Data rules analysis
At the heart of data rules analysis, the business wants to build data rules to test and evaluate for specific data conditions.
The data rule analysis function within IBM® InfoSphere® Information Analyzer is the component by which you develop a free-form test of data. Collectively, data rules can be used to measure all of the important data quality conditions that need to be analyzed. You can also establish a benchmark for data rule results against which the system will compare the actual results and determine a variance. Data rule analysis can be used on a one-time basis but is often used on a periodic basis to track trends and identify significant changes in the overall data quality condition.
- What data is involved?
- Are there multiple parts or conditions to the validation?
- Are there known ‘qualities' about the data to consider?
- What are the sources of data (for example, external files)?
- Are there specific data classes (for example, dates, quantities, and other data classes) to evaluate?
- Are there aspects to the ‘rule' that involve the statistics from the validation?
- Are there aspects to the ‘rule' that involve understanding what happened previously?
As you address these questions, it is also critical to follow some basic guidelines.
- Know your goals
- Data quality assessment and monitoring is a process and not everything happens in a product. Data is used by the business for specific business purposes. Ensuring high quality data is part of the business process to meet business goals. Understanding which goals are most critical and important, or which goals can be most easily addressed, should guide you in identifying starting points.
- Keep to a well-defined scope
- Projects that try to do it all in one pass generally fail. You should keep in mind that it is reasonable and acceptable to develop the data rule incrementally to drive ongoing value. Key business elements (sometimes called KBEs or critical data elements) are often the first targets for assessment and monitoring as they drive many business processes.
- Identify what is relevant
- Identify the business rules that pertain to the selected or targeted data elements.
- Document the potential sources of these elements that should be evaluated. These can start with selected systems or incorporate evaluations across systems.
- Test and debug the data rule against identified sources to help ensure the quality of the data rule and more importantly the quality and value of the output.
- Remove the extraneous information produced. Not all information
generated by a data rule is necessarily going to resolve data quality
issues. Important: A field might fail a rule testing for whether it contains Null values. If it turns out that the field is optional for data entry, the lack of this information might not reflect any specific data quality problem (but might indicate a business or data provisioning problem).
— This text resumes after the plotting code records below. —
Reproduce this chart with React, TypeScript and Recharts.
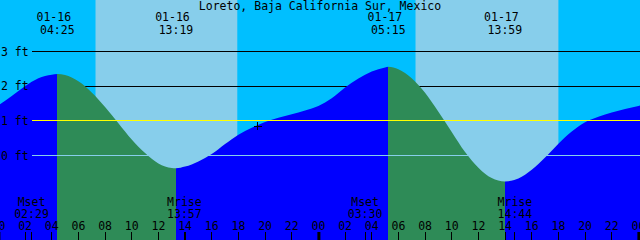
import {
  AreaChart,
  Area,
  XAxis,
  YAxis,
  ReferenceArea,
  ReferenceLine,
  ReferenceDot,
} from "recharts";

const W = 640;
const H = 240;
const FONT = "'DejaVu Sans Mono', monospace";
const FONT_SIZE = 11.5;
const LABEL_GUTTER = 32; // level lines start right of the "3 ft" labels

// colours (xtide defaults)
const NIGHT = "#00BFFF";
const DAY = "#87CEEB";
const FLOOD = "#0000FF";
const EBB = "#2E8B57";
const MSL = "#FFFF00";
const DATUM = "#87CEEB";

const TITLE = "Loreto, Baja California Sur, Mexico";

// tide height (ft), hourly from 01-16 00:00
const sampleHours = [
  0, 1, 2, 3, 4, 5, 6, 7, 8, 9, 10, 11, 12, 13, 14, 15, 16, 17, 18, 19, 20, 21, 22, 23, 24,
  25, 26, 27, 28, 29, 30, 31, 32, 33, 34, 35, 36, 37, 38, 39, 40, 41, 42, 43, 44, 45, 46, 47, 48, 49,
];
const tideFeet = [
  1.45, 1.72, 2.0, 2.23, 2.33, 2.32, 2.14, 1.82, 1.4, 0.93, 0.46, 0.07, -0.23, -0.36, -0.32, -0.17,
  0.04, 0.33, 0.6, 0.8, 0.97, 1.09, 1.19, 1.3, 1.43, 1.65, 1.96, 2.22, 2.42, 2.54, 2.49, 2.23, 1.81,
  1.26, 0.68, 0.1, -0.35, -0.65, -0.75, -0.66, -0.41, -0.06, 0.34, 0.69, 0.96, 1.12, 1.24, 1.34, 1.43,
  1.52,
];

// highs and lows
const extremeDays = [0, 0, 1, 1];
const extremeDates = ["01-16", "01-16", "01-17", "01-17"];
const extremeTimes = ["04:25", "13:19", "05:15", "13:59"];
const extremeFeet = [2.35, -0.37, 2.56, -0.75];
const extremeKinds = ["high", "low", "high", "low"];

// sun
const sunDays = [0, 1];
const sunrise = ["07:17", "07:17"];
const sunset = ["17:55", "18:00"];

// moon
const moonDays = [0, 0, 1, 1];
const moonKinds = ["Mset", "Mrise", "Mset", "Mrise"];
const moonTimes = ["02:29", "13:57", "03:30", "14:44"];

// current time mark
const nowDay = 0;
const nowTime = "19:26";
const nowFeet = 0.84;

const levelTicks = [0, 1, 2, 3];
const hourTicks = [0, 2, 4, 6, 8, 10, 12, 14, 16, 18, 20, 22, 24, 26, 28, 30, 32, 34, 36, 38, 40, 42, 44, 46, 48];

const X_DOMAIN: [number, number] = [0.12, 48.12];
const Y_DOMAIN: [number, number] = [-2.4375, 4.486];

const toHours = (day: number, hhmm: string) => {
  const [h, m] = hhmm.split(":").map(Number);
  return day * 24 + h + m / 60;
};

const extremeHours = extremeTimes.map((t, i) => toHours(extremeDays[i], t));

const rows = [
  ...sampleHours.map((t, i) => ({ t, h: tideFeet[i] })),
  ...extremeHours.map((t, i) => ({ t, h: extremeFeet[i] })),
].sort((a, b) => a.t - b.t);

// gradient stops: ebb (falling) after a high, flood (rising) after a low
const tFirst = rows[0].t;
const tLast = rows[rows.length - 1].t;
const stops: { offset: number; color: string }[] = [];
let current = extremeKinds[0] === "high" ? FLOOD : EBB;
stops.push({ offset: 0, color: current });
extremeHours.forEach((t, i) => {
  const off = (t - tFirst) / (tLast - tFirst);
  stops.push({ offset: off, color: current });
  current = extremeKinds[i] === "high" ? EBB : FLOOD;
  stops.push({ offset: off, color: current });
});
stops.push({ offset: 1, color: current });

const textProps = {
  fontFamily: FONT,
  fontSize: FONT_SIZE,
  fill: "#000",
  textAnchor: "middle" as const,
  dominantBaseline: "central" as const,
};

const levelLine = (color: string) => (p: any) => (
  <line
    x1={Math.min(p.x1, p.x2) + LABEL_GUTTER}
    x2={Math.max(p.x1, p.x2)}
    y1={p.y1}
    y2={p.y2}
    stroke={color}
    strokeWidth={1}
    shapeRendering="crispEdges"
  />
);

const tideLabel = (date: string, time: string) => (p: any) => (
  <g>
    <text {...textProps} x={p.x1 - 3.5} y={17}>
      {date}
    </text>
    <text {...textProps} x={p.x1} y={30}>
      {time}
    </text>
  </g>
);

const moonLabel = (kind: string, time: string) => (p: any) => {
  const bottom = Math.max(p.y1, p.y2);
  return (
    <g>
      <text {...textProps} x={p.x1} y={bottom - 38.5}>
        {kind}
      </text>
      <text {...textProps} x={p.x1} y={bottom - 26.5}>
        {time}
      </text>
      <line x1={p.x1} x2={p.x1} y1={bottom - 8} y2={bottom} stroke="#000" shapeRendering="crispEdges" />
    </g>
  );
};

const NowMark = (p: any) => (
  <g stroke="#000" strokeWidth={1} shapeRendering="crispEdges">
    <line x1={p.cx - 4} x2={p.cx + 4} y1={p.cy} y2={p.cy} />
    <line x1={p.cx} x2={p.cx} y1={p.cy - 4} y2={p.cy + 4} />
  </g>
);

function HourTick(props: any) {
  const { x, payload } = props;
  const hr = payload.value as number;
  const midnight = hr % 24 === 0;
  return (
    <g>
      <text {...textProps} x={x} y={H - 14}>
        {String(hr % 24).padStart(2, "0")}
      </text>
      {midnight ? (
        <rect x={x - 1} y={H - 8} width={3} height={8} fill="#000" />
      ) : (
        <line x1={x} x2={x} y1={H - 8} y2={H} stroke="#000" shapeRendering="crispEdges" />
      )}
    </g>
  );
}

function FeetTick(props: any) {
  const { y, payload } = props;
  return (
    <text {...textProps} textAnchor="start" x={1} y={y}>
      {`${payload.value} ft`}
    </text>
  );
}

export default function App() {
  return (
    <div style={{ position: "absolute", left: 0, top: 0, width: W, height: H, background: NIGHT }}>
      <AreaChart width={W} height={H} data={rows} margin={{ top: 0, right: 0, bottom: 0, left: 0 }}>
        <defs>
          <linearGradient id="tideFill" x1="0" y1="0" x2="1" y2="0">
            {stops.map((s, i) => (
              <stop key={i} offset={s.offset} stopColor={s.color} />
            ))}
          </linearGradient>
        </defs>

        <XAxis
          dataKey="t"
          type="number"
          domain={X_DOMAIN}
          allowDataOverflow
          ticks={hourTicks}
          interval={0}
          height={30}
          mirror
          axisLine={false}
          tickLine={false}
          tick={<HourTick />}
          zIndex={600}
        />
        <YAxis
          type="number"
          domain={Y_DOMAIN}
          allowDataOverflow
          ticks={levelTicks}
          width={40}
          mirror
          axisLine={false}
          tickLine={false}
          tick={<FeetTick />}
          zIndex={600}
        />

        {/* daylight */}
        {sunrise.map((r, i) => (
          <ReferenceArea
            key={`day-${i}`}
            x1={toHours(sunDays[i], r)}
            x2={toHours(sunDays[i], sunset[i])}
            fill={DAY}
            fillOpacity={1}
            stroke="none"
            zIndex={-200}
          />
        ))}

        {/* level lines behind the water */}
        {[2, 3].map((lv) => (
          <ReferenceLine key={`lv-${lv}`} y={lv} stroke="#000" shape={levelLine("#000")} zIndex={-100} />
        ))}

        <Area
          dataKey="h"
          type="monotone"
          baseValue="dataMin"
          stroke="none"
          fill="url(#tideFill)"
          fillOpacity={1}
          dot={false}
          activeDot={false}
          isAnimationActive={false}
          zIndex={100}
        />

        <ReferenceLine y={1} stroke={MSL} shape={levelLine(MSL)} zIndex={400} />
        <ReferenceLine y={0} stroke={DATUM} shape={levelLine(DATUM)} zIndex={400} />

        <ReferenceDot
          x={toHours(nowDay, nowTime)}
          y={nowFeet}
          r={4}
          shape={NowMark}
          zIndex={450}
        />

        {extremeHours.map((t, i) => (
          <ReferenceLine
            key={`tide-${i}`}
            x={t}
            stroke="none"
            shape={tideLabel(extremeDates[i], extremeTimes[i])}
            zIndex={500}
          />
        ))}

        {moonTimes.map((m, i) => (
          <ReferenceLine
            key={`moon-${i}`}
            x={toHours(moonDays[i], m)}
            stroke="#000"
            shape={moonLabel(moonKinds[i], m)}
            zIndex={500}
          />
        ))}
      </AreaChart>
      <div
        style={{
          position: "absolute",
          left: 0,
          top: 0,
          width: W,
          textAlign: "center",
          fontFamily: FONT,
          fontSize: FONT_SIZE,
          lineHeight: "12px",
          color: "#000",
          pointerEvents: "none",
        }}
      >
        {TITLE}
      </div>
    </div>
  );
}
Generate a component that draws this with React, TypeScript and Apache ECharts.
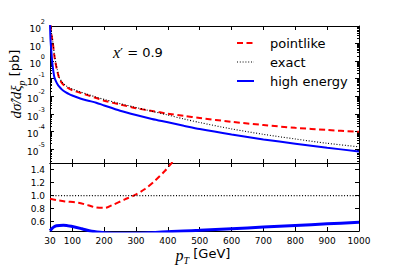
import React, { useEffect, useRef } from "react";
import * as echarts from "echarts";

// transverse momentum grid of the upper panel [GeV]
const PT = [30, 31, 32, 35, 38.5, 43.5, 48.8, 54, 59, 65, 70, 80, 90, 100, 125, 150, 175, 200, 250, 300, 350, 400, 450, 500, 600, 700, 800, 900, 1000];
// dσ̂/dξp [pb]
const POINTLIKE = [400, 180, 79, 28, 12.3, 2.1, 0.58, 0.22, 0.105, 0.066, 0.05, 0.035, 0.027, 0.022, 0.0158, 0.0112, 0.0079, 0.0056, 0.0034, 0.0021, 0.00145, 0.00102, 7.6e-4, 5.8e-4, 3.5e-4, 2.3e-4, 1.6e-4, 1.2e-4, 9.5e-5];
const EXACT = [500, 220, 100, 35, 14, 2.6, 0.71, 0.26, 0.12, 0.076, 0.058, 0.04, 0.032, 0.026, 0.0178, 0.0126, 0.0089, 0.0066, 0.0038, 0.0023, 0.0014, 8.5e-4, 5.1e-4, 3.2e-4, 1.38e-4, 6.8e-5, 3.7e-5, 2.1e-5, 1.32e-5];
const HIGH_ENERGY = [200, 32, 12.6, 2.4, 0.5, 0.126, 0.071, 0.047, 0.035, 0.027, 0.022, 0.0166, 0.0132, 0.011, 0.0074, 0.0056, 0.0043, 0.003, 0.0015, 8.5e-4, 5.1e-4, 3.3e-4, 2.1e-4, 1.35e-4, 6.6e-5, 3.5e-5, 2.0e-5, 1.17e-5, 7.2e-6];

// ratio panel (to exact)
const RATIO_PT_POINTLIKE = [30, 50, 77, 119, 150, 171, 203, 224, 265, 297, 328, 360, 391, 405, 430];
const RATIO_POINTLIKE = [0.95, 0.93, 0.91, 0.89, 0.85, 0.82, 0.81, 0.85, 0.94, 1.01, 1.1, 1.23, 1.38, 1.46, 1.6];
const RATIO_PT_EXACT = [30, 1000];
const RATIO_EXACT = [1, 1];
const RATIO_PT_HIGH = [30, 40, 50, 72, 100, 130, 161, 200, 250, 300, 350, 412, 450, 500, 600, 700, 800, 900, 1000];
const RATIO_HIGH = [0.46, 0.51, 0.535, 0.545, 0.525, 0.49, 0.45, 0.43, 0.42, 0.42, 0.43, 0.447, 0.455, 0.465, 0.49, 0.515, 0.54, 0.565, 0.59];

// ticks
const X_TICKS = [30, 100, 200, 300, 400, 500, 600, 700, 800, 900, 1000];
const Y_DECADES = [-5, -4, -3, -2, -1, 0, 1, 2];
const RATIO_TICKS = [0.6, 0.8, 1.0, 1.2, 1.4];
const LEGEND_NAMES = ["pointlike", "exact", "high energy"];
const ANNOTATION = "0.9";

const SANS = "DejaVu Sans";
const MATH = "Liberation Serif";

const Y_MIN = -5.8;
const Y_MAX = 2;

const minorTicks: number[] = [];
for (let n = -6; n <= 1; n++) {
  for (let k = 2; k <= 9; k++) {
    const v = n + Math.log10(k);
    if (v > Y_MIN && v < Y_MAX) minorTicks.push(v);
  }
}

const G0 = { left: 50, top: 26, width: 309, height: 137 };
const G1 = { left: 50, top: 163, width: 309, height: 68 };

const line = { show: true, onZero: false, lineStyle: { color: "#000", width: 1 } };

function xAx(grid: number, position: string, labels: boolean) {
  return {
    type: "value",
    gridIndex: grid,
    position,
    min: 30,
    max: 1000,
    axisLine: line,
    axisTick: { show: true, inside: true, length: 4, customValues: X_TICKS, lineStyle: { color: "#000", width: 1 } },
    axisLabel: labels
      ? { show: true, customValues: X_TICKS, fontSize: 9, color: "#000", margin: 5, fontFamily: SANS, hideOverlap: false, formatter: (v: number) => String(Math.round(v)) }
      : { show: false },
    splitLine: { show: false },
  };
}

function yAx(grid: number, position: string, min: number, max: number, ticks: number[], len: number, showLine: boolean, label: any) {
  return {
    type: "value",
    gridIndex: grid,
    position,
    offset: 0,
    min,
    max,
    axisLine: showLine ? line : { show: false, onZero: false },
    axisTick: { show: true, inside: true, length: len, customValues: ticks, lineStyle: { color: "#000", width: 1 } },
    axisLabel: label || { show: false },
    splitLine: { show: false },
  };
}

const logLabel = {
  show: true,
  customValues: Y_DECADES,
  margin: 5,
  color: "#000",
  formatter: (v: number) => `{b|10}{s|${Math.round(v)}}`,
  rich: {
    b: { fontSize: 9, fontFamily: SANS, color: "#000", lineHeight: 15, verticalAlign: "bottom" },
    s: { fontSize: 6.5, fontFamily: SANS, color: "#000", lineHeight: 7, verticalAlign: "top" },
  },
};

const ratioLabel = {
  show: true,
  customValues: RATIO_TICKS,
  margin: 5,
  fontSize: 9,
  color: "#000",
  fontFamily: SANS,
  formatter: (v: number) => v.toFixed(1),
};

export default function App() {
  const ref = useRef<HTMLDivElement>(null);
  useEffect(() => {
    if (!ref.current) return;
    const chart = echarts.init(ref.current, null, { renderer: "svg" });
    const red = { color: "#ff0000", width: 2, type: [6, 3.5] };
    const dot = { color: "#000", width: 1.1, type: [1, 1.8] };
    const blue = { color: "#0000ff", width: 2, type: "solid" };
    const lg = (x: number[], y: number[], log: boolean) => x.map((v, i) => [v, log ? Math.log10(y[i]) : y[i]]);
    const mk = (name: string, xi: number, yi: number, data: any, ls: any) => ({
      name,
      type: "line",
      xAxisIndex: xi,
      yAxisIndex: yi,
      data,
      symbol: "none",
      showSymbol: false,
      smooth: 0.3,
      clip: true,
      lineStyle: ls,
      itemStyle: { color: ls.color },
      z: 3,
    });
    const legendY = [43, 62, 81];
    const legendStyles = [red, dot, blue];
    const graphic: any[] = [];
    LEGEND_NAMES.forEach((n, i) => {
      const st = legendStyles[i];
      graphic.push({
        type: "line",
        shape: { x1: 237, y1: legendY[i], x2: 254, y2: legendY[i] },
        style: { stroke: st.color, lineWidth: st.width, lineDash: Array.isArray(st.type) ? st.type : null },
      });
      graphic.push({
        type: "text",
        x: 270,
        y: legendY[i],
        style: { text: n, fontSize: 13, fontFamily: SANS, fill: "#000", align: "left", verticalAlign: "middle" },
      });
    });
    graphic.push({
      type: "text",
      x: 113,
      y: 52,
      style: {
        text: `{i|x}{n|′}{e| = }{n|${ANNOTATION}}`,
        align: "left",
        verticalAlign: "middle",
        rich: {
          i: { fontSize: 16, fontFamily: MATH, fontStyle: "italic", fill: "#000" },
          n: { fontSize: 13, fontFamily: SANS, fill: "#000" },
          e: { fontSize: 13, fontFamily: SANS, fill: "#000" },
        },
      },
    });
    graphic.push({
      type: "text",
      x: 17,
      y: 84,
      rotation: Math.PI / 2,
      style: {
        text: "{m|dσ̂/dξ}{p|p}{n| [pb]}",
        align: "center",
        verticalAlign: "middle",
        rich: {
          m: { fontSize: 15, fontFamily: MATH, fontStyle: "italic", fill: "#000", lineHeight: 18, verticalAlign: "top" },
          p: { fontSize: 10, fontFamily: MATH, fontStyle: "italic", fill: "#000", lineHeight: 9, verticalAlign: "bottom" },
          n: { fontSize: 13, fontFamily: SANS, fill: "#000", lineHeight: 18, verticalAlign: "top" },
        },
      },
    });
    graphic.push({
      type: "text",
      x: 203,
      y: 256,
      style: {
        text: "{m|p}{t|T}{n| [GeV]}",
        align: "center",
        verticalAlign: "middle",
        rich: {
          m: { fontSize: 16, fontFamily: MATH, fontStyle: "italic", fill: "#000", lineHeight: 18, verticalAlign: "top" },
          t: { fontSize: 10, fontFamily: MATH, fontStyle: "italic", fill: "#000", lineHeight: 9, verticalAlign: "bottom" },
          n: { fontSize: 13, fontFamily: SANS, fill: "#000", lineHeight: 18, verticalAlign: "top" },
        },
      },
    });
    chart.setOption({
      animation: false,
      backgroundColor: "#fff",
      grid: [
        { ...G0, containLabel: false },
        { ...G1, containLabel: false },
      ],
      xAxis: [xAx(0, "bottom", false), xAx(0, "top", false), xAx(1, "bottom", true), xAx(1, "top", false)],
      yAxis: [
        yAx(0, "left", Y_MIN, Y_MAX, Y_DECADES, 4, true, logLabel),
        yAx(0, "right", Y_MIN, Y_MAX, Y_DECADES, 4, true, null),
        yAx(0, "left", Y_MIN, Y_MAX, minorTicks, 2, false, null),
        yAx(0, "right", Y_MIN, Y_MAX, minorTicks, 2, false, null),
        yAx(1, "left", 0.455, 1.5, RATIO_TICKS, 4, true, ratioLabel),
        yAx(1, "right", 0.455, 1.5, RATIO_TICKS, 4, true, null),
      ],
      series: [
        mk(LEGEND_NAMES[0], 0, 0, lg(PT, POINTLIKE, true), red),
        mk(LEGEND_NAMES[1], 0, 0, lg(PT, EXACT, true), dot),
        mk(LEGEND_NAMES[2], 0, 0, lg(PT, HIGH_ENERGY, true), blue),
        mk("pointlike/exact", 2, 4, lg(RATIO_PT_POINTLIKE, RATIO_POINTLIKE, false), red),
        mk("exact/exact", 2, 4, lg(RATIO_PT_EXACT, RATIO_EXACT, false), { ...dot, width: 1.3 }),
        mk("high energy/exact", 2, 4, lg(RATIO_PT_HIGH, RATIO_HIGH, false), { ...blue, width: 3 }),
      ],
      graphic,
    });
    return () => chart.dispose();
  }, []);
  return <div ref={ref} style={{ width: 399, height: 266, position: "absolute", left: 0, top: 0 }} />;
}
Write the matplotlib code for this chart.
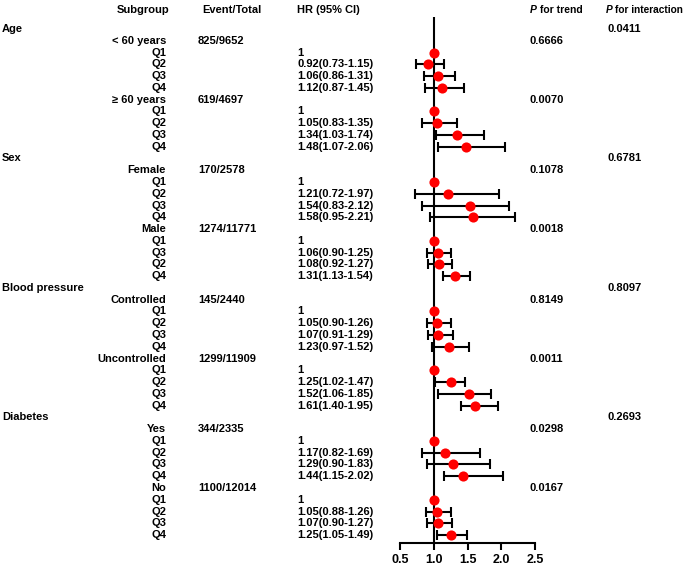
import matplotlib
matplotlib.use("Agg")
import matplotlib.pyplot as plt
import matplotlib.transforms as mtransforms

plt.rcParams['font.family'] = ['Liberation Sans', 'DejaVu Sans']

groups = ["Age", "Sex", "Blood pressure", "Diabetes"]
p_interaction = ["0.0411", "0.6781", "0.8097", "0.2693"]
subgroups = ["< 60 years", "≥ 60 years", "Female", "Male",
             "Controlled", "Uncontrolled", "Yes", "No"]
events = ["825/9652", "619/4697", "170/2578", "1274/11771",
          "145/2440", "1299/11909", "344/2335", "1100/12014"]
p_trend = ["0.6666", "0.0070", "0.1078", "0.0018",
           "0.8149", "0.0011", "0.0298", "0.0167"]
quartiles = [["Q1", "Q2", "Q3", "Q4"], ["Q1", "Q2", "Q3", "Q4"],
             ["Q1", "Q2", "Q3", "Q4"], ["Q1", "Q3", "Q2", "Q4"],
             ["Q1", "Q2", "Q3", "Q4"], ["Q1", "Q2", "Q3", "Q4"],
             ["Q1", "Q2", "Q3", "Q4"], ["Q1", "Q2", "Q3", "Q4"]]
hr = [[1, 0.92, 1.06, 1.12], [1, 1.05, 1.34, 1.48],
      [1, 1.21, 1.54, 1.58], [1, 1.06, 1.08, 1.31],
      [1, 1.05, 1.07, 1.23], [1, 1.25, 1.52, 1.61],
      [1, 1.17, 1.29, 1.44], [1, 1.05, 1.07, 1.25]]
lo = [[None, 0.73, 0.86, 0.87], [None, 0.83, 1.03, 1.07],
      [None, 0.72, 0.83, 0.95], [None, 0.90, 0.92, 1.13],
      [None, 0.90, 0.91, 0.97], [None, 1.02, 1.06, 1.40],
      [None, 0.82, 0.90, 1.15], [None, 0.88, 0.90, 1.05]]
hi = [[None, 1.15, 1.31, 1.45], [None, 1.35, 1.74, 2.06],
      [None, 1.97, 2.12, 2.21], [None, 1.25, 1.27, 1.54],
      [None, 1.26, 1.29, 1.52], [None, 1.47, 1.85, 1.95],
      [None, 1.69, 1.83, 2.02], [None, 1.26, 1.27, 1.49]]
xticks = [0.5, 1.0, 1.5, 2.0, 2.5]

W, H = 685, 565
fig = plt.figure(figsize=(W / 100, H / 100), dpi=100)
ax_left, ax_right = 400, 535
ax_top, ax_bot = 17, 543
ax = fig.add_axes([ax_left / W, (H - ax_bot) / H,
                   (ax_right - ax_left) / W, (ax_bot - ax_top) / H])

row0 = 29.0
step = 11.77
def yrow(px):
    return (px - row0) / step

ax.set_ylim(yrow(ax_bot), yrow(ax_top))
ax.set_xlim(0.5, 2.5)
for s in ["top", "right", "left"]:
    ax.spines[s].set_visible(False)
ax.spines["bottom"].set_linewidth(1.5)
ax.set_yticks([])
ax.set_xticks(xticks)
ax.set_xticklabels([f"{t:.1f}" for t in xticks], fontsize=9, fontweight="bold")
ax.tick_params(axis="x", width=1.5, length=5, pad=3)
ax.axvline(1.0, color="black", lw=1.5, zorder=1)

trans = mtransforms.blended_transform_factory(fig.transFigure, ax.transData)
fs = 8
def txt(xpx, y, s, ha="left", size=fs, **kw):
    ax.text(xpx / W, y, s, transform=trans, ha=ha, va="center",
            fontsize=size, fontweight="bold", clip_on=False, **kw)

# headers
yh = yrow(10)
txt(117, yh, "Subgroup")
txt(202, yh, "Event/Total")
txt(297, yh, "HR (95% CI)")
txt(530, yh, "P", size=7.5, style="italic")
txt(540, yh, "for trend", size=7.5)
txt(606, yh, "P", size=7.3, style="italic")
txt(615, yh, "for interaction", size=7.3)

row = 0
for g in range(4):
    txt(2, row, groups[g])
    txt(607, row, p_interaction[g])
    row += 1
    for k in range(2):
        s = 2 * g + k
        txt(166, row, subgroups[s], ha="right")
        txt(198, row, events[s])
        txt(529, row, p_trend[s])
        row += 1
        for q in range(4):
            txt(166, row, quartiles[s][q], ha="right")
            if lo[s][q] is None:
                txt(297, row, "1")
            else:
                txt(297, row, f"{hr[s][q]:.2f}({lo[s][q]:.2f}-{hi[s][q]:.2f})")
                ax.errorbar(hr[s][q], row,
                            xerr=[[hr[s][q] - lo[s][q]], [hi[s][q] - hr[s][q]]],
                            fmt="none", ecolor="black", elinewidth=1.5,
                            capsize=3.5, capthick=1.5, zorder=2)
            ax.plot(hr[s][q], row, "o", color="#ff0000", ms=7.3, mec="none",
                    zorder=3, clip_on=False)
            row += 1

fig.savefig("out.png", dpi=100)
- Identify what needs further exploration
- Expand the focus with new and targeted rules, rule sets, and metrics. As you create more rules and evaluate more data, the focus of data quality assessment and monitoring will expand. This will often suggest new rules, broader rule sets, or more specific metrics be put into process beyond the initial set of quality controls.
- Periodically refresh or update
- Utilize the knowledge that you already gained. Just as business processes and data sources change, so should the rules, rule sets, and metrics evaluated.